現在、自己愛性人格障害を抱える人は増加傾向にあります。その背景には社会全体の変化が潜んでいます。
努力より結果が大事、大きな利益が上がればそれでよい、いつまでも若々しく美しく…現代社会ではこのような「自分さえよければ」「自分が一番大事」という自己中心的な考えが幅をきかせています。
自己愛性人格障害は、こうした時代の空気を如実に反映した極めて現代的なものと言うことができます。
家族の役割が揺らぎ、それぞれが抱える問題を家族で乗り越えていく力が弱まっています。
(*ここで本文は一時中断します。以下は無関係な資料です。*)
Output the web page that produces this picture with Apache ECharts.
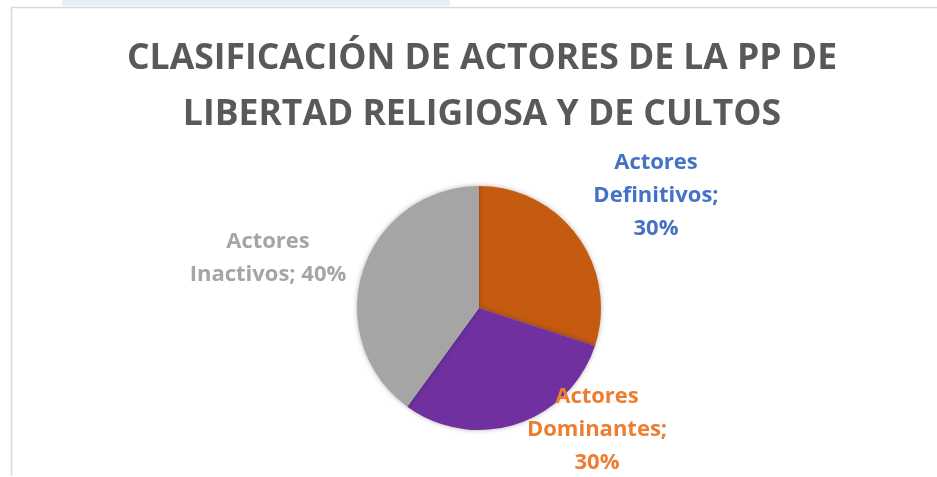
<!DOCTYPE html>
<html>
  <head>
    <meta charset="utf-8" />
    <title>Clasificación de actores</title>
    <script src="https://cdn.jsdelivr.net/npm/echarts@6/dist/echarts.min.js"></script>
    <style>
      body { margin: 0; background: #fff; }
      #chart { width: 937px; height: 477px; }
    </style>
  </head>
  <body>
    <div id="chart"></div>
    <script type="text/javascript">
      // datos del grafico
      var categorias = ["Actores Definitivos", "Actores Dominantes", "Actores Inactivos"];
      var valores = [30, 30, 40];
      var etiquetas = ["Actores\nDefinitivos;\n30%", "Actores\nDominantes;\n30%", "Actores\nInactivos; 40%"];
      var coloresSector = ["#C55A11", "#7030A0", "#A5A5A5"];
      var coloresEtiqueta = ["#4472C4", "#ED7D31", "#A5A5A5"];
      // posiciones de las etiquetas (centro)
      var posEtiqueta = [[656, 196], [597, 430], [268, 258]];

      var datos = categorias.map(function (c, i) {
        return {
          name: c,
          value: valores[i],
          itemStyle: { color: coloresSector[i] },
          label: { color: coloresEtiqueta[i] },
        };
      });

      var myChart = echarts.init(document.getElementById("chart"));
      myChart.setOption({
        animation: false,
        title: {
          text: "CLASIFICACIÓN DE ACTORES DE LA PP DE\nLIBERTAD RELIGIOSA Y DE CULTOS",
          left: 477,
          textAlign: "center",
          top: 26,
          textStyle: {
            fontFamily: "Open Sans",
            fontWeight: "bold",
            fontSize: 35.5,
            lineHeight: 56,
            color: "#595959",
          },
        },
        graphic: [
          {
            type: "rect",
            shape: { x: 62, y: 0, width: 388, height: 6 },
            style: { fill: "#e8eef3" },
          },
          {
            type: "polyline",
            shape: { points: [[11.5, 476], [11.5, 7.5], [937, 7.5]] },
            style: { stroke: "#d9d9d9", lineWidth: 1.5, fill: null },
          },
        ],
        series: [
          {
            type: "pie",
            center: [479, 308],
            radius: 122,
            startAngle: 90,
            clockwise: true,
            data: datos,
            itemStyle: {
              borderWidth: 0,
              shadowBlur: 5,
              shadowColor: "rgba(0,0,0,0.3)",
            },
            label: {
              show: true,
              position: "outside",
              formatter: function (p) {
                return etiquetas[p.dataIndex];
              },
              fontFamily: "Open Sans",
              fontWeight: "bold",
              fontSize: 22,
              lineHeight: 33,
              align: "center",
            },
            labelLine: { show: false },
            labelLayout: function (p) {
              var pos = posEtiqueta[p.dataIndex];
              return {
                x: pos[0],
                y: pos[1],
                align: "center",
                verticalAlign: "middle",
              };
            },
            emphasis: { disabled: true },
          },
        ],
      });
    </script>
  </body>
</html>
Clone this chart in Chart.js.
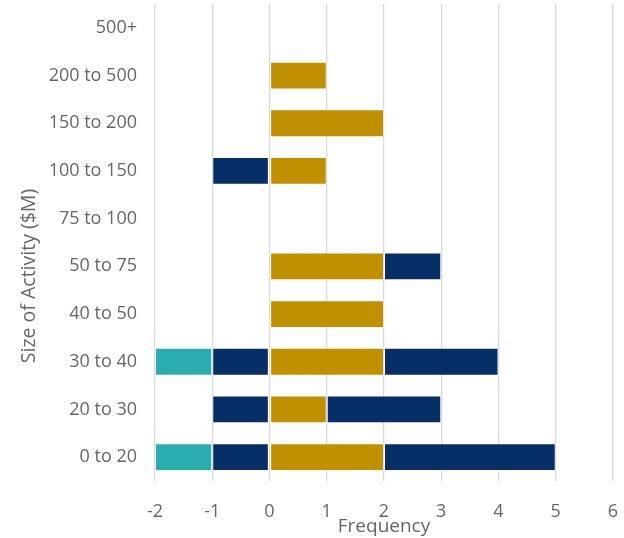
<!DOCTYPE html>
<html>
<head>
<meta charset="utf-8">
<script src="https://cdn.jsdelivr.net/npm/chart.js@4"></script>
<style>
  html, body { margin: 0; padding: 0; background: #fff; }
  #wrap { width: 624px; height: 538px; }
</style>
</head>
<body>
<div id="wrap"><canvas id="chart"></canvas></div>
<script>
// categories listed bottom to top
const sizes = ['0 to 20', '20 to 30', '30 to 40', '40 to 50', '50 to 75', '75 to 100', '100 to 150', '150 to 200', '200 to 500', '500+'];
const navyNeg = [-1, -1, -1, 0, 0, 0, -1, 0, 0, 0];
const tealNeg = [-1, 0, -1, 0, 0, 0, 0, 0, 0, 0];
const goldPos = [2, 1, 2, 2, 2, 0, 1, 2, 1, 0];
const navyPos = [3, 2, 2, 0, 1, 0, 0, 0, 0, 0];

const xMin = -2, xMax = 6;
const FONT = '"Open Sans", Lato, sans-serif';
const GREY = '#666666';
const EDGE = 'rgba(255,255,255,0.3)';

// y axis title sits a bit below the middle of the axis, so it is drawn here
const yTitle = {
  id: 'yTitle',
  afterDraw(chart) {
    const ctx = chart.ctx;
    ctx.save();
    ctx.translate(29, 276);
    ctx.rotate(-Math.PI / 2);
    ctx.font = '19.5px ' + FONT;
    ctx.fillStyle = GREY;
    ctx.textAlign = 'center';
    ctx.textBaseline = 'middle';
    ctx.fillText('Size of Activity ($M)', 0, 0);
    ctx.restore();
  }
};

new Chart(document.getElementById('chart'), {
  type: 'bar',
  data: {
    labels: sizes,
    datasets: [
      { data: navyNeg, backgroundColor: '#052f66' },
      { data: tealNeg, backgroundColor: '#2aadad' },
      { data: goldPos, backgroundColor: '#c09000' },
      { data: navyPos, backgroundColor: '#052f66' }
    ]
  },
  options: {
    indexAxis: 'y',
    responsive: true,
    maintainAspectRatio: false,
    animation: false,
    layout: { padding: { top: 4, right: 11, left: 0, bottom: 0 } },
    datasets: { bar: { categoryPercentage: 0.6, barPercentage: 0.97, borderColor: EDGE, borderWidth: 1, borderSkipped: false } },
    plugins: { legend: { display: false }, tooltip: { enabled: false } },
    scales: {
      x: {
        stacked: true,
        min: xMin,
        max: xMax,
        grid: { color: '#d9d9d9', lineWidth: 1.3, drawTicks: false },
        border: { display: false },
        ticks: { stepSize: 1, color: GREY, padding: 20, font: { family: FONT, size: 18 } },
        title: { display: true, text: 'Frequency', color: GREY, padding: { top: 0, bottom: 0 }, font: { family: FONT, size: 19 } },
        afterFit: s => { s.height = 57; s.paddingLeft = 0; s.paddingRight = 0; }
      },
      y: {
        stacked: true,
        reverse: true,
        grid: { display: false, drawTicks: false },
        border: { display: false },
        ticks: { color: GREY, padding: 18, font: { family: FONT, size: 18 } },
        afterFit: s => { s.width = 155; s.paddingTop = 0; s.paddingBottom = 0; }
      }
    }
  },
  plugins: [yTitle]
});
</script>
</body>
</html>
それも、病的な自己愛を増大させる一因になっています。
現代の日本では、あらゆる面が急速に変化しています。
その多くが、不健康な自己愛を生みやすい土壌を作ることにつながっています。
- 価値観の変化
- 結果重視
- 競争社会
- 人の心の在り方の変化
- 家族の変容
どんなものの価値でも金銭に換算して考え、心より物の豊かさを追い求める傾向が強くなっています。
プロセスよりも結果を重視する成果主義が、職場だけでなく社会全体に広まってきています。
物事も人間関係も、勝ち負けが全てととらえる風潮が強くなっています。
それぞれが孤立感、孤独感を抱えていると同時に、他人への共感性が乏しく、自己中心的な考えを持つ人が増えています。
家族を支えてきた地域のつながりが弱くなるにつれ、それぞれの家族が孤立し、個人を支えにくくなっています。